Oft endete deine Corona-App-Warnmeldung mit einem positiven Corona-Test.
Oft endete deine Corona-App-Warnmeldung mit einem positiven Corona-Test. Bild: iStockphoto / KatarzynaBialasiewicz

Die Corona-Panik war nicht nur real, sie war auch in unserem Kopf ein ständiger Begleiter. Doch du, Corona-Warn-App, warst für uns da und hast uns mit nüchterner Neutralität geschrieben, was nun in unserem Fall das angebrachte Verhalten wäre.

Das Ende einer wechselhaften Beziehung

Du, liebe App, hattest auch lustige Seiten: Beispielsweise das Kontakt-Bingo. Mit Freunden wurde gerne abgeglichen, wann und wie viele Risikobegegnungen man jeweils hatte und wer in der Freundesgruppe wohl der Auslöser dafür gewesen war. Und auch, als die Zeiten besser wurden, warst du an unserer Seite: Niemals werden wir das triumphale Gefühl vergessen, unsere erste und dann auch noch zweite Impfung in dein kleines Gehirn zu speichern. Du gabst uns ein Stück Freiheit wieder.

Unsere Beziehung war ein Auf und Ab, zugegeben. Es gab Zeiten, da haben wir nicht richtig achtgegeben auf dich, an anderen haben wir dich so ernsthaft konsultiert wie die täglichen Nachrichten. Nun gibt es keinen digitalen Ritter mehr, der uns davor warnt, wenn wir mit Virenschleudern in Kontakt treten.

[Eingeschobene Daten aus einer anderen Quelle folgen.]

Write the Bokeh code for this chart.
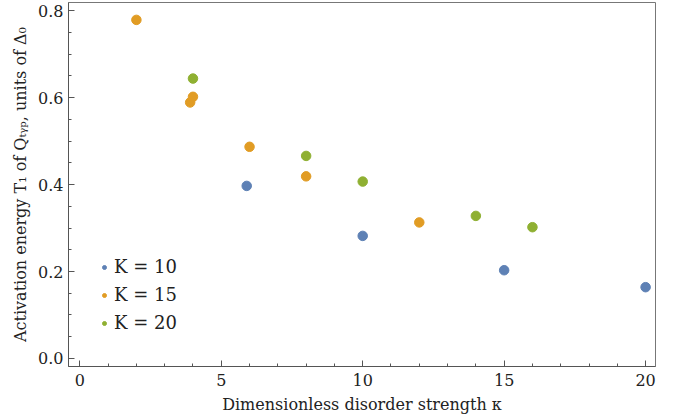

Drei Jahre lang warst du unser treuer Begleiter in der Pandemie, liebe Corona-Warn-App: Du warst unser Sancho Panza, der uns vor den gefährlichen Windmühlen gewarnt hat. Werden wir dich vermissen? Um ehrlich zu sein: Wohl kaum. Es war schön, solange es währte. Nun ist es Zeit, getrennte Wege zu gehen.